Dengan ada PHK massal dari kedua perusahaan tersebut. Dia pun meminta pemerintah harus mampu membuat lapangan kerja baru, untuk menampung para pekerja yang terkena PHK dari Panasonic dan Toshiba. Menurut Sabda saat ini pemerintah memiliki kedekatan dengan pemerintahan China dan banyak sekali investor China mau berinvestasi di Indonesia, artinya pemerintah harus memberikan syarat kepada investor China agar menampung para korban PHK dari Panasonic dan Toshiba untuk bekerja.

"Ini tanggung jawab pemerintah untuk memberikan lapangan kerja baru," kata Sabda kepada gresnews.com.

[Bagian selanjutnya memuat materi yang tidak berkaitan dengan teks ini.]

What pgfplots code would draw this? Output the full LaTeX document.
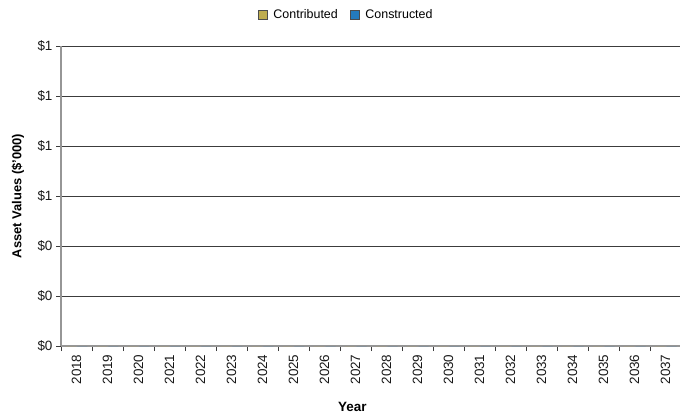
\documentclass[border=0pt]{standalone}
\usepackage{pgfplots}
\pgfplotsset{compat=1.18}
\usepackage{fontspec}
\setmainfont{Liberation Sans}
\definecolor{contrib}{RGB}{190,172,78}
\definecolor{constr}{RGB}{36,122,188}
\definecolor{gridc}{RGB}{60,60,60}
\definecolor{axisc}{RGB}{150,150,150}

\begin{document}
\begin{tikzpicture}
  \useasboundingbox (0,0) rectangle (680bp,418bp);
  \begin{axis}[
      at={(61bp,72bp)}, anchor=south west,
      scale only axis, width=620bp, height=300bp,
      ybar, bar width=10bp,
      xmin=-0.5, xmax=19.5, ymin=0, ymax=1.2,
      axis x line=bottom, axis y line=left,
      axis line style={-, draw=axisc, line width=1.4pt},
      xtick={0,...,19},
      xticklabels={2018,2019,2020,2021,2022,2023,2024,2025,2026,2027,2028,2029,2030,2031,2032,2033,2034,2035,2036,2037},
      major x tick style={draw=none},
      minor xtick={-0.5,0.5,...,19.5},
      minor x tick style={draw=gridc, line width=0.9pt},
      minor tick length=5bp,
      tick align=outside,
      xticklabel style={rotate=90, anchor=east, font=\fontsize{13.5}{15}\selectfont, text=black!90},
      ytick={0,0.2,0.4,0.6,0.8,1.0,1.2},
      yticklabels={\$0,\$0,\$0,\$1,\$1,\$1,\$1},
      major y tick style={draw=gridc, line width=0.9pt},
      major tick length=5bp,
      yticklabel style={font=\fontsize{13.5}{15}\selectfont, text=black!90},
      ymajorgrids, grid style={draw=gridc, line width=0.9pt},
      xlabel={\textbf{Year}}, ylabel={\textbf{Asset Values (\$'000)}},
      xlabel style={font=\fontsize{13.5}{15}\selectfont, at={(axis description cs:0.47,0)}, anchor=center, yshift=-61bp},
      ylabel style={font=\fontsize{13}{15}\selectfont, at={(axis description cs:0,0.5)}, anchor=center, yshift=43bp},
      legend columns=2,
      legend style={draw=none, at={(0.46,1)}, anchor=south, yshift=23bp,
        font=\fontsize{12.5}{14}\selectfont, inner sep=1bp,
        /tikz/every even column/.append style={column sep=10bp},
        /tikz/every odd column/.append style={column sep=4bp}},
      legend image code/.code={\draw[#1, draw=black!70, line width=0.6pt] (0bp,-4.5bp) rectangle (9bp,4.5bp);},
      clip=false,
    ]
    \addplot[fill=contrib, draw=none] coordinates {(0,0) (1,0) (2,0) (3,0) (4,0) (5,0) (6,0) (7,0) (8,0) (9,0) (10,0) (11,0) (12,0) (13,0) (14,0) (15,0) (16,0) (17,0) (18,0) (19,0)};
    \addplot[fill=constr, draw=none] coordinates {(0,0) (1,0) (2,0) (3,0) (4,0) (5,0) (6,0) (7,0) (8,0) (9,0) (10,0) (11,0) (12,0) (13,0) (14,0) (15,0) (16,0) (17,0) (18,0) (19,0)};
    \legend{Contributed, Constructed}
  \end{axis}
\end{tikzpicture}
\end{document}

Seperti diketahui Toshiba akan menutup  pabrik televisinya di kawasan industri Cikarang, mulai April 2016 mendatang. Alasan penutupan pabrik Toshiba itu dikabarkan karena produk televisi mereka kalah bersaing dengan produk lain, serta terus menipisnya keuntungan mereka di bisnis ini. Penutupan pabrik ini berdampak pemutusan hubungan kerja terhadap 900 buruhnya. Di Indonesia Toshiba hanya menyisakan investasi pabrik printer-nya di Batam.

Sedang Panasonic menutup pabrik lampu Panasonic Denco, yang berlokasi di Pasuruan. Akibat penutupan ini Panasonic harus mem-PHK 600 karyawannya. Panasonic juga menutup pabriknya di Bekasi mulai Februari ini.

BANTAH TERKAIT KERETA CEPAT - Penutupan dua pabrik asal Jepang ini pun memunculkan rumor, bahwa hengkangnya dua pabrik besar di bidang elektronik ini  dipengaruhi oleh kebijakan pemerintah  yang lebih menganak-emaskan investor dari negeri China. Termasuk gagalnya investor Jepang menguasai proyek kereta cepat Jakarta Bandung.   

Namun rumor ini dibantah Sekretaris Kabinet (Seskab) Pramono Anung, menurutnya isu keterkaitan penutupan pabrik elektronik Panasonic dan Toshiba tidak terkait dengan kegagalan Jepang menggarap proyek kereta cepat Jakarta-Bandung.

Menurut Anung pihaknya telah menanyakan kepada manajemen dua perusahaan tersebut.  Intinya,  menurut Anung, perusahaan-perusahaan tersebut bukan menarik usahanya. Tetapi memang karena ada penurunan kapasitas sehingga melakukan relokasi. "Ini sebenarnya sama sekali tidak ada hubungannya dengan kereta cepat ya," katanya kepada wartawan di Istana Negara, seperti dilansir setkab.go.id.

Ia menegaskan, tidak ada kaitannya relokasi dengan pengerjaan proyek kereta cepat Jakarta-Bandung yang garap BUMN dan investor China.

"Karena di beberapa hal yang nilai value-nya, hampir sama dengan nilai kereta cepat mereka juga mengerjakan. Misalnya di project electricity, kemudian di perhubungan. Sehingga sama sekali tidak ada hubungan kereta cepat,” ujar Pramono.

Pramono menambahkan bahwa pabrik Panasonic dan Toshiba juga tidak hengkang, tetapi hanya relokasi ke daerah Bogor. Sehingga kedua perusahaan itu memberikan pilihan kepada tenaga kerjanya,  apakah mau pindah ke tempat baru atau di PHK.